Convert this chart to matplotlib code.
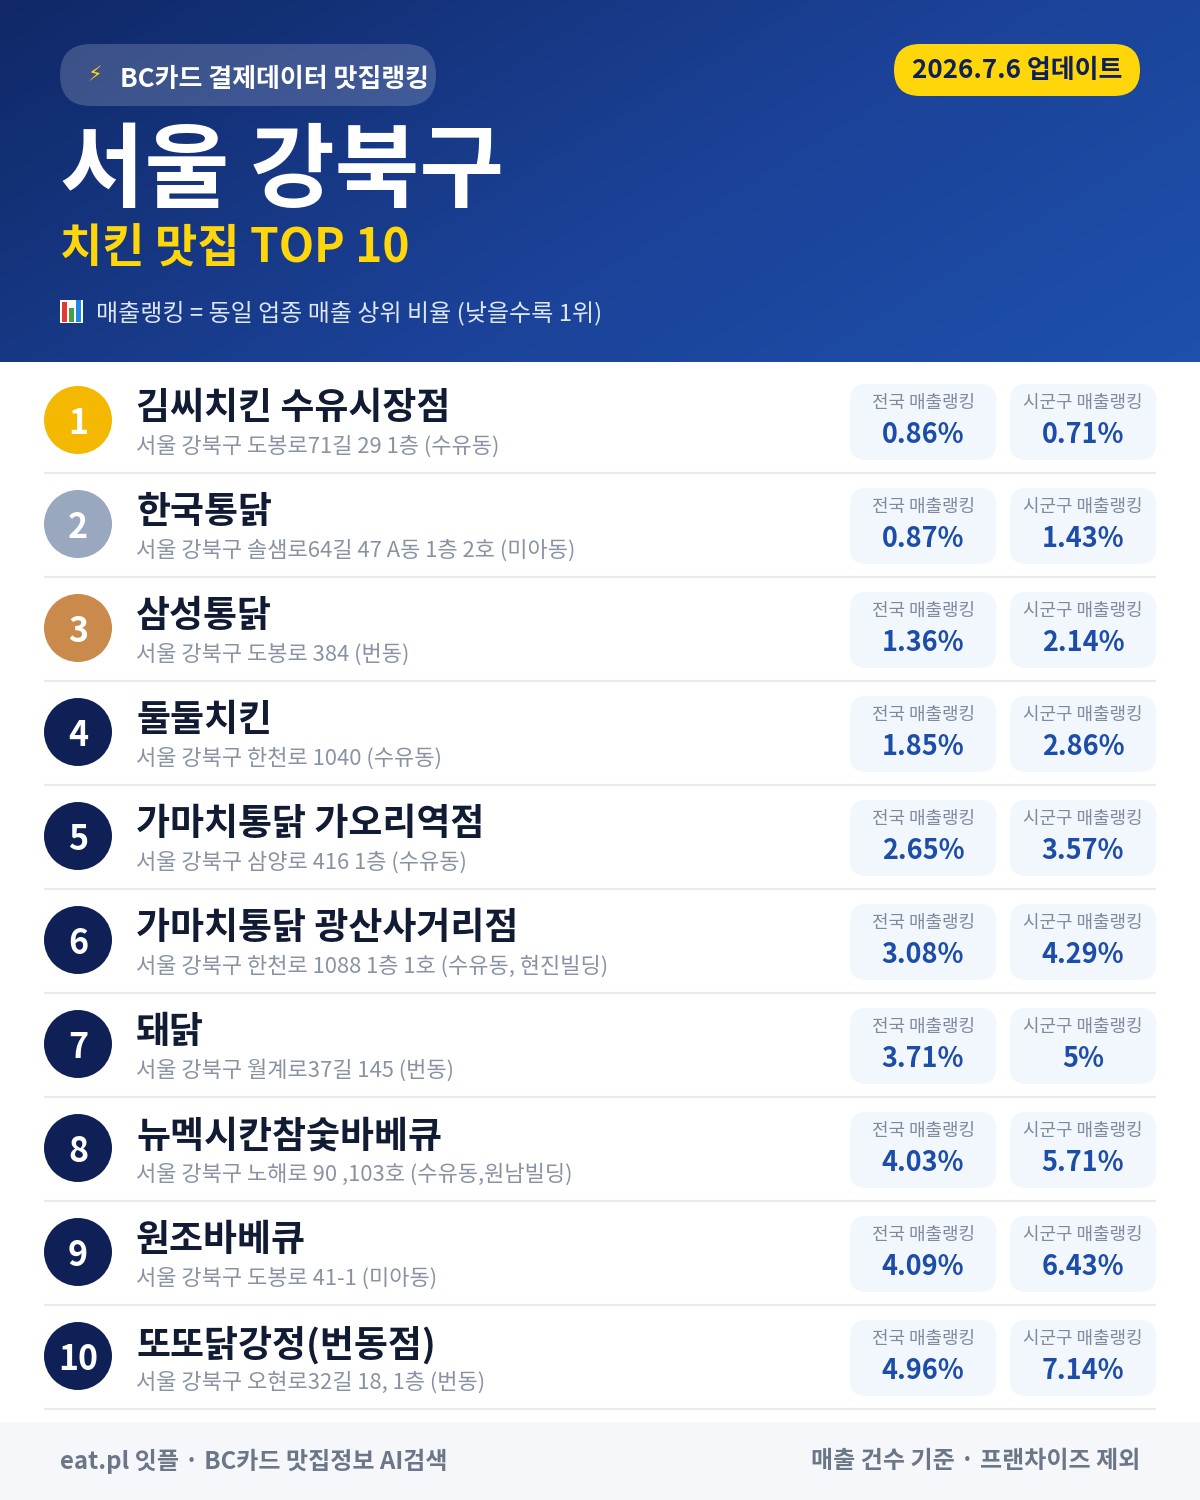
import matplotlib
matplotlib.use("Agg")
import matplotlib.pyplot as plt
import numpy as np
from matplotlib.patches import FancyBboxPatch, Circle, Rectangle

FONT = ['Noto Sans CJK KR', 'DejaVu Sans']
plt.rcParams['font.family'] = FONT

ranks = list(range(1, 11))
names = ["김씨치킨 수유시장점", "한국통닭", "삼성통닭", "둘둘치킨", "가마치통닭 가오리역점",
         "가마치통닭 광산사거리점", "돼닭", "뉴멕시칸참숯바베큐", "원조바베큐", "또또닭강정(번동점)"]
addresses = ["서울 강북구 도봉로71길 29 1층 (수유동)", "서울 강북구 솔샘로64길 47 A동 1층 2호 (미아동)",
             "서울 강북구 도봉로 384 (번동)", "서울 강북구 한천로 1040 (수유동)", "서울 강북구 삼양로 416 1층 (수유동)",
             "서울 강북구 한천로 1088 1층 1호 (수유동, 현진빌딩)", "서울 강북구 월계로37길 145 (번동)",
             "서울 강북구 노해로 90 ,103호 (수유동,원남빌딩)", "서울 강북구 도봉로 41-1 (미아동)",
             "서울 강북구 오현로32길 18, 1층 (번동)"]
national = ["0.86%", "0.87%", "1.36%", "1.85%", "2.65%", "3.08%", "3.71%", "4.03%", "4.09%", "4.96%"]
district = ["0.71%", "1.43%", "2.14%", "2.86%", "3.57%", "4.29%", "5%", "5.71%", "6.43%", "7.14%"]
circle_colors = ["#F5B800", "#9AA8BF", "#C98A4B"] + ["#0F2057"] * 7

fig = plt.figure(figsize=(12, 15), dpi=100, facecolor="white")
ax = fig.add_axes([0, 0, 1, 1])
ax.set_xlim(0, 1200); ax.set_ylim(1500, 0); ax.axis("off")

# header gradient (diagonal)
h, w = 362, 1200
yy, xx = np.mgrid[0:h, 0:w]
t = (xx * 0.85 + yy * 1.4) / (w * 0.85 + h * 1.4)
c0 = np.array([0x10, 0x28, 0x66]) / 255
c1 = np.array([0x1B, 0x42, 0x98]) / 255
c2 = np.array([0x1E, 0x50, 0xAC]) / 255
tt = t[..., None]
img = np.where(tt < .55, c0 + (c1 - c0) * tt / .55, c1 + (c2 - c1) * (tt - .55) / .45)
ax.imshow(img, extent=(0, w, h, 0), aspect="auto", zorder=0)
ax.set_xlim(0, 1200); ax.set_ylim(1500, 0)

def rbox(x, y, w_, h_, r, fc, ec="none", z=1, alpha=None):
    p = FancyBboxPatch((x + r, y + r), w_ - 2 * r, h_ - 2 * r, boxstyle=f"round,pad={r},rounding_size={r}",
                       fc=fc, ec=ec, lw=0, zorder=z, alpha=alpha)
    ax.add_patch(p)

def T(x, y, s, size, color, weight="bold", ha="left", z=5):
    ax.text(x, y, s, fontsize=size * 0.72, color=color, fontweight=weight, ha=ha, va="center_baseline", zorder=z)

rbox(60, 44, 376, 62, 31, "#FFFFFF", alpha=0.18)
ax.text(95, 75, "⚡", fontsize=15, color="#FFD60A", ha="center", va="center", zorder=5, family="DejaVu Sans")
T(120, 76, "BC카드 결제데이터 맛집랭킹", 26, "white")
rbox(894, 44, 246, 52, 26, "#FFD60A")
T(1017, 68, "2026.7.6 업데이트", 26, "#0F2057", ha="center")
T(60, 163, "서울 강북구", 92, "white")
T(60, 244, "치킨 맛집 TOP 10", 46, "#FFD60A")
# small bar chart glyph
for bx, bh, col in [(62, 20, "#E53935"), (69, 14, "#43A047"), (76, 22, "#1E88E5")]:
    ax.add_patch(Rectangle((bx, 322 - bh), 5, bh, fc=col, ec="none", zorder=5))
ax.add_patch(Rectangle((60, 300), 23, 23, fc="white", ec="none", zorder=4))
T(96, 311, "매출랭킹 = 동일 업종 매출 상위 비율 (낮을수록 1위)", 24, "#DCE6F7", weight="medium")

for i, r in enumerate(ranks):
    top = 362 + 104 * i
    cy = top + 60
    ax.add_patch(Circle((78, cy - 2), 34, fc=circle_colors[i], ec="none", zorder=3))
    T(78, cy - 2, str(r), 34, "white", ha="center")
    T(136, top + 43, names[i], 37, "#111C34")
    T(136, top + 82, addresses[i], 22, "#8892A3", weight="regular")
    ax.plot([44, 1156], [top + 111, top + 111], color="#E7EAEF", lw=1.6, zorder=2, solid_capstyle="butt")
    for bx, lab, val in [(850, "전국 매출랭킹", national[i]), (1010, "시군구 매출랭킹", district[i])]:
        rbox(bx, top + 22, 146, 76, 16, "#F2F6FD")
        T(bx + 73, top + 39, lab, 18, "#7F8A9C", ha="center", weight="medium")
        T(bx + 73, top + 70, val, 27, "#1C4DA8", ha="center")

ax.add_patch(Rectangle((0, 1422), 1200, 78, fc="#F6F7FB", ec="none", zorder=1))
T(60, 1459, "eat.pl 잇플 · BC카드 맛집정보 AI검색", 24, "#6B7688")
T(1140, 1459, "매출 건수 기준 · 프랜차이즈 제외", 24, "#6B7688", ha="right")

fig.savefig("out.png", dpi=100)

^^^^^^^^

## REQUIRED WORK
Pictures in the data above should not be copied; transcribe everything else exactly.

## TASK SOLUTION
Convert this chart to matplotlib code.
import matplotlib
matplotlib.use("Agg")
import matplotlib.pyplot as plt
import numpy as np
from matplotlib.patches import FancyBboxPatch, Circle, Rectangle

FONT = ['Noto Sans CJK KR', 'DejaVu Sans']
plt.rcParams['font.family'] = FONT

ranks = list(range(1, 11))
names = ["김씨치킨 수유시장점", "한국통닭", "삼성통닭", "둘둘치킨", "가마치통닭 가오리역점",
         "가마치통닭 광산사거리점", "돼닭", "뉴멕시칸참숯바베큐", "원조바베큐", "또또닭강정(번동점)"]
addresses = ["서울 강북구 도봉로71길 29 1층 (수유동)", "서울 강북구 솔샘로64길 47 A동 1층 2호 (미아동)",
             "서울 강북구 도봉로 384 (번동)", "서울 강북구 한천로 1040 (수유동)", "서울 강북구 삼양로 416 1층 (수유동)",
             "서울 강북구 한천로 1088 1층 1호 (수유동, 현진빌딩)", "서울 강북구 월계로37길 145 (번동)",
             "서울 강북구 노해로 90 ,103호 (수유동,원남빌딩)", "서울 강북구 도봉로 41-1 (미아동)",
             "서울 강북구 오현로32길 18, 1층 (번동)"]
national = ["0.86%", "0.87%", "1.36%", "1.85%", "2.65%", "3.08%", "3.71%", "4.03%", "4.09%", "4.96%"]
district = ["0.71%", "1.43%", "2.14%", "2.86%", "3.57%", "4.29%", "5%", "5.71%", "6.43%", "7.14%"]
circle_colors = ["#F5B800", "#9AA8BF", "#C98A4B"] + ["#0F2057"] * 7

fig = plt.figure(figsize=(12, 15), dpi=100, facecolor="white")
ax = fig.add_axes([0, 0, 1, 1])
ax.set_xlim(0, 1200); ax.set_ylim(1500, 0); ax.axis("off")

# header gradient (diagonal)
h, w = 362, 1200
yy, xx = np.mgrid[0:h, 0:w]
t = (xx * 0.85 + yy * 1.4) / (w * 0.85 + h * 1.4)
c0 = np.array([0x10, 0x28, 0x66]) / 255
c1 = np.array([0x1B, 0x42, 0x98]) / 255
c2 = np.array([0x1E, 0x50, 0xAC]) / 255
tt = t[..., None]
img = np.where(tt < .55, c0 + (c1 - c0) * tt / .55, c1 + (c2 - c1) * (tt - .55) / .45)
ax.imshow(img, extent=(0, w, h, 0), aspect="auto", zorder=0)
ax.set_xlim(0, 1200); ax.set_ylim(1500, 0)

def rbox(x, y, w_, h_, r, fc, ec="none", z=1, alpha=None):
    p = FancyBboxPatch((x + r, y + r), w_ - 2 * r, h_ - 2 * r, boxstyle=f"round,pad={r},rounding_size={r}",
                       fc=fc, ec=ec, lw=0, zorder=z, alpha=alpha)
    ax.add_patch(p)

def T(x, y, s, size, color, weight="bold", ha="left", z=5):
    ax.text(x, y, s, fontsize=size * 0.72, color=color, fontweight=weight, ha=ha, va="center_baseline", zorder=z)

rbox(60, 44, 376, 62, 31, "#FFFFFF", alpha=0.18)
ax.text(95, 75, "⚡", fontsize=15, color="#FFD60A", ha="center", va="center", zorder=5, family="DejaVu Sans")
T(120, 76, "BC카드 결제데이터 맛집랭킹", 26, "white")
rbox(894, 44, 246, 52, 26, "#FFD60A")
T(1017, 68, "2026.7.6 업데이트", 26, "#0F2057", ha="center")
T(60, 163, "서울 강북구", 92, "white")
T(60, 244, "치킨 맛집 TOP 10", 46, "#FFD60A")
# small bar chart glyph
for bx, bh, col in [(62, 20, "#E53935"), (69, 14, "#43A047"), (76, 22, "#1E88E5")]:
    ax.add_patch(Rectangle((bx, 322 - bh), 5, bh, fc=col, ec="none", zorder=5))
ax.add_patch(Rectangle((60, 300), 23, 23, fc="white", ec="none", zorder=4))
T(96, 311, "매출랭킹 = 동일 업종 매출 상위 비율 (낮을수록 1위)", 24, "#DCE6F7", weight="medium")

for i, r in enumerate(ranks):
    top = 362 + 104 * i
    cy = top + 60
    ax.add_patch(Circle((78, cy - 2), 34, fc=circle_colors[i], ec="none", zorder=3))
    T(78, cy - 2, str(r), 34, "white", ha="center")
    T(136, top + 43, names[i], 37, "#111C34")
    T(136, top + 82, addresses[i], 22, "#8892A3", weight="regular")
    ax.plot([44, 1156], [top + 111, top + 111], color="#E7EAEF", lw=1.6, zorder=2, solid_capstyle="butt")
    for bx, lab, val in [(850, "전국 매출랭킹", national[i]), (1010, "시군구 매출랭킹", district[i])]:
        rbox(bx, top + 22, 146, 76, 16, "#F2F6FD")
        T(bx + 73, top + 39, lab, 18, "#7F8A9C", ha="center", weight="medium")
        T(bx + 73, top + 70, val, 27, "#1C4DA8", ha="center")

ax.add_patch(Rectangle((0, 1422), 1200, 78, fc="#F6F7FB", ec="none", zorder=1))
T(60, 1459, "eat.pl 잇플 · BC카드 맛집정보 AI검색", 24, "#6B7688")
T(1140, 1459, "매출 건수 기준 · 프랜차이즈 제외", 24, "#6B7688", ha="right")

fig.savefig("out.png", dpi=100)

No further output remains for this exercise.